*Material provided*
============

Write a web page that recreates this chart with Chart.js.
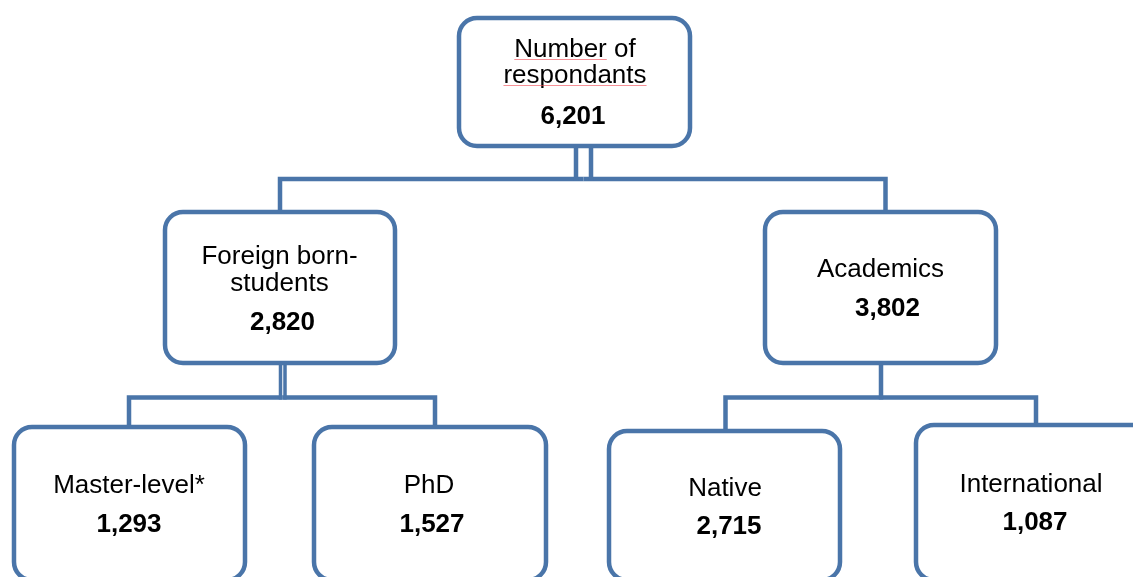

============

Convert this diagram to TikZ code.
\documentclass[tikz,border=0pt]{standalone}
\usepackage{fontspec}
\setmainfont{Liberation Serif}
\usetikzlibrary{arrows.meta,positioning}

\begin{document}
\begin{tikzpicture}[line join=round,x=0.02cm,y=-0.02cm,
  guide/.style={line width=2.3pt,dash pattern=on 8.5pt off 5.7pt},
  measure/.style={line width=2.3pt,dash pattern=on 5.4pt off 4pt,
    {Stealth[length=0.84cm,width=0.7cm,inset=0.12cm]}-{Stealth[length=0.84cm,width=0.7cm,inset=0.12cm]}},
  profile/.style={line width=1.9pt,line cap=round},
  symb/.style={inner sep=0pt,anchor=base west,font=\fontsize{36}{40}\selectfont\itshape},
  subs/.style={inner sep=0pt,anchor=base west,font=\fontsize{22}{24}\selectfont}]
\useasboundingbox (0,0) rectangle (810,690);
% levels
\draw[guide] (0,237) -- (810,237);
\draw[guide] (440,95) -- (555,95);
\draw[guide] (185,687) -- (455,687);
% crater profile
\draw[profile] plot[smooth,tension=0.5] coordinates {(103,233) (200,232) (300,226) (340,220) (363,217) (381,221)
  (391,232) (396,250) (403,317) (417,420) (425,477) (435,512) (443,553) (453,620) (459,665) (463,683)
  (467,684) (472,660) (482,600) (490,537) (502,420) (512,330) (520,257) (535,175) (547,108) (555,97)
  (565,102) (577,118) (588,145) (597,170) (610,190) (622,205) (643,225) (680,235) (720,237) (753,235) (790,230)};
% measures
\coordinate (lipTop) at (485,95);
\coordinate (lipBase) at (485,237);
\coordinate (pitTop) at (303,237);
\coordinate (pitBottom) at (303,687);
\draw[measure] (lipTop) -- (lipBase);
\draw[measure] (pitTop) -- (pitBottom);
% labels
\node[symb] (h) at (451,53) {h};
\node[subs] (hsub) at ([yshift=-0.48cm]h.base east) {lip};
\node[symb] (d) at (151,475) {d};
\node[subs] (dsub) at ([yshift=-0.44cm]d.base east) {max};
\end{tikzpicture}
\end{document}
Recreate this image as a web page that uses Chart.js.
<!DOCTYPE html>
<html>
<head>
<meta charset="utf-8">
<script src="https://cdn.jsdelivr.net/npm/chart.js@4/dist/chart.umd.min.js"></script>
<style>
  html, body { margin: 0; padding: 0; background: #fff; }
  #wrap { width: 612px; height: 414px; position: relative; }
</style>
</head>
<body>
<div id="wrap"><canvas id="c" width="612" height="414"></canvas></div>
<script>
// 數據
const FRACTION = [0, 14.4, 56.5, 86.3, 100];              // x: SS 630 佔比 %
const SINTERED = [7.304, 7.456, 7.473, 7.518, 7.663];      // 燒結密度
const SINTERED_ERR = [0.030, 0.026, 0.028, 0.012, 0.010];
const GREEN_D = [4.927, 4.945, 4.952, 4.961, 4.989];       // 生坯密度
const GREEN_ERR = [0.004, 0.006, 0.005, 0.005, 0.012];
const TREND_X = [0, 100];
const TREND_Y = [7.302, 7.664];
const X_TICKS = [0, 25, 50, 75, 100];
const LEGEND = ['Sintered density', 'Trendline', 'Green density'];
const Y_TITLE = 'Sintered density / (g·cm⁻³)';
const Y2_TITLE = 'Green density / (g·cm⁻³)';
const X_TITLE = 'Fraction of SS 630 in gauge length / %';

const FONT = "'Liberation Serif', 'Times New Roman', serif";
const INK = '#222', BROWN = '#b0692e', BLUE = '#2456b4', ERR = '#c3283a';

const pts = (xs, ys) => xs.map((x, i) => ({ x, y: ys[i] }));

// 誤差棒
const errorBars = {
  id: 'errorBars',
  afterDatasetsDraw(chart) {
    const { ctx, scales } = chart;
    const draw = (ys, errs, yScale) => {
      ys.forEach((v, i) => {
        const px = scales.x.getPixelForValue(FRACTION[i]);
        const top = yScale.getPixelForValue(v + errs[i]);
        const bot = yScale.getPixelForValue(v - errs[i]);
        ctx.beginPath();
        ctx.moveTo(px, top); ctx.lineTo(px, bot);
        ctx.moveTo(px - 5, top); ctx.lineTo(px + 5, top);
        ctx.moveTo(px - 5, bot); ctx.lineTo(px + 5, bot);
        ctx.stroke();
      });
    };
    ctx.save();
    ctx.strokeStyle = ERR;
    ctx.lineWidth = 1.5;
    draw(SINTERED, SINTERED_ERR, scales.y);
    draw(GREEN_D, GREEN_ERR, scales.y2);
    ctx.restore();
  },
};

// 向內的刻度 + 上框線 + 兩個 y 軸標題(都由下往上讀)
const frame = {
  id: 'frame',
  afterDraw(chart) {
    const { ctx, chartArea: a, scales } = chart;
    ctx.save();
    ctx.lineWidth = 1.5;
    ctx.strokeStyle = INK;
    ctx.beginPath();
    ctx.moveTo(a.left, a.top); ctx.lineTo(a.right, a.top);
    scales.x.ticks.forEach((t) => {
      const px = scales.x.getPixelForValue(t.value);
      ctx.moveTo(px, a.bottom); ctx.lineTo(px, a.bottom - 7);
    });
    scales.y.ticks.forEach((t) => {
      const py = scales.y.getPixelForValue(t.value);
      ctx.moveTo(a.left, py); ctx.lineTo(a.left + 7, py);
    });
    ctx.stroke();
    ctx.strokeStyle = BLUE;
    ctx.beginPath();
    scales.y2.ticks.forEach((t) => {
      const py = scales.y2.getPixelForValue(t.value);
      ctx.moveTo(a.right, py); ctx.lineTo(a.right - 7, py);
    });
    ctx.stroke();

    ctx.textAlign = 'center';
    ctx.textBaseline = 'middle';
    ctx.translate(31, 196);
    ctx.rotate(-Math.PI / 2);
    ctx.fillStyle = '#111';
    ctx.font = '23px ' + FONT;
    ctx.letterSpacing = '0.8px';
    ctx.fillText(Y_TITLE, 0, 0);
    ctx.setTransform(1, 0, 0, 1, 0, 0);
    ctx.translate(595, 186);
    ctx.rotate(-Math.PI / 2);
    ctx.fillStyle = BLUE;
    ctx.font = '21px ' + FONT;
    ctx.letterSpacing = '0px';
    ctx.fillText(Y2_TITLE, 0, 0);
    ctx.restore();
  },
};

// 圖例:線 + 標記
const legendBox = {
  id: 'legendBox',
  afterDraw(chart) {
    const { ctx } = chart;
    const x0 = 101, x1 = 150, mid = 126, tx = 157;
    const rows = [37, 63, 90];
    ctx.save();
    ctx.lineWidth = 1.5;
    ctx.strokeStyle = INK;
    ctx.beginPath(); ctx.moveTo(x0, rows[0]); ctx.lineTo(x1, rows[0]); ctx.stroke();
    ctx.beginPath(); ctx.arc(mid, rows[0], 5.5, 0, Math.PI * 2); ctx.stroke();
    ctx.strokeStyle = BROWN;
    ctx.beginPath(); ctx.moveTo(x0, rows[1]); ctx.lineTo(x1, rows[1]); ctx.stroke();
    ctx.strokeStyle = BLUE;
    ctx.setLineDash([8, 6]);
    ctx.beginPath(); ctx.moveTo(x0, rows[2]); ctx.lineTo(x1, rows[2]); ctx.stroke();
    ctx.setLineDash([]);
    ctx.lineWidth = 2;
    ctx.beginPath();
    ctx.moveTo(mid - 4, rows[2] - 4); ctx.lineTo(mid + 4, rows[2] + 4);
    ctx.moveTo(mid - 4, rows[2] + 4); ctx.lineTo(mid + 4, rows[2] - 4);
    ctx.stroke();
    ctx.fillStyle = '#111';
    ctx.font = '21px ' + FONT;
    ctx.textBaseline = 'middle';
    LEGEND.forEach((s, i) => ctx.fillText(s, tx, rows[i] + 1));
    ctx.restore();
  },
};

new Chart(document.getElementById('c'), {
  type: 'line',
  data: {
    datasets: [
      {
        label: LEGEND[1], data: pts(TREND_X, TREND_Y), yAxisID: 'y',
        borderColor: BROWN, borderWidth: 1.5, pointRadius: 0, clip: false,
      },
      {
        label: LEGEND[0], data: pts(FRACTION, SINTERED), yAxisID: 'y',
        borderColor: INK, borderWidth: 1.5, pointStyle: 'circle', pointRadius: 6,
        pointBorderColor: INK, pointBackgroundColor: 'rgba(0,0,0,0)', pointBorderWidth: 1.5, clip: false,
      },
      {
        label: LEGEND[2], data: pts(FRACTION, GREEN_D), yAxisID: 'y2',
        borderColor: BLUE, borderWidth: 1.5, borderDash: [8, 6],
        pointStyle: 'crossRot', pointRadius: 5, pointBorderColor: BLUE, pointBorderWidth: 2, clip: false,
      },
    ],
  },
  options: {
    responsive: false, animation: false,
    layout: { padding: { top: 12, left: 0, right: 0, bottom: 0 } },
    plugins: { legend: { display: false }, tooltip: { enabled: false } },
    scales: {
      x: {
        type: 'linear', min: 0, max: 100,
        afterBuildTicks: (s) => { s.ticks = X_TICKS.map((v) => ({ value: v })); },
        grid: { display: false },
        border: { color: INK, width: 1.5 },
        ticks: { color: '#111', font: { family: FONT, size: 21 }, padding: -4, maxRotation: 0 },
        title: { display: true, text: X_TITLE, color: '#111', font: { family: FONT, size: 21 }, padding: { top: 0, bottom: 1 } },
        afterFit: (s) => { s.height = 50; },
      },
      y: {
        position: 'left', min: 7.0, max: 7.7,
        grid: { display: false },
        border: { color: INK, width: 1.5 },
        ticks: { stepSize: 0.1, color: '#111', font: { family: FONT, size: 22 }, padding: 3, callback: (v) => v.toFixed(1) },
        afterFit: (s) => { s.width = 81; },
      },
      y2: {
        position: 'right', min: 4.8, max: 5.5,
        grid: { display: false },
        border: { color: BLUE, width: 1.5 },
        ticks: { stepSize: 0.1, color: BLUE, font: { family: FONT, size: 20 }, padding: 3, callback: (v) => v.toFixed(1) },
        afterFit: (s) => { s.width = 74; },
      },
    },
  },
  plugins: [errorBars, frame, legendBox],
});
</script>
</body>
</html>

============

*What you have to do*
Extract and reproduce exactly the lines opening with the line containing "Recreate this image" and closing with the line containing "const X_TITLE = 'Fraction", inclusive.

*Worked solution*
Recreate this image as a web page that uses Chart.js.
<!DOCTYPE html>
<html>
<head>
<meta charset="utf-8">
<script src="https://cdn.jsdelivr.net/npm/chart.js@4/dist/chart.umd.min.js"></script>
<style>
  html, body { margin: 0; padding: 0; background: #fff; }
  #wrap { width: 612px; height: 414px; position: relative; }
</style>
</head>
<body>
<div id="wrap"><canvas id="c" width="612" height="414"></canvas></div>
<script>
// 數據
const FRACTION = [0, 14.4, 56.5, 86.3, 100];              // x: SS 630 佔比 %
const SINTERED = [7.304, 7.456, 7.473, 7.518, 7.663];      // 燒結密度
const SINTERED_ERR = [0.030, 0.026, 0.028, 0.012, 0.010];
const GREEN_D = [4.927, 4.945, 4.952, 4.961, 4.989];       // 生坯密度
const GREEN_ERR = [0.004, 0.006, 0.005, 0.005, 0.012];
const TREND_X = [0, 100];
const TREND_Y = [7.302, 7.664];
const X_TICKS = [0, 25, 50, 75, 100];
const LEGEND = ['Sintered density', 'Trendline', 'Green density'];
const Y_TITLE = 'Sintered density / (g·cm⁻³)';
const Y2_TITLE = 'Green density / (g·cm⁻³)';
const X_TITLE = 'Fraction of SS 630 in gauge length / %';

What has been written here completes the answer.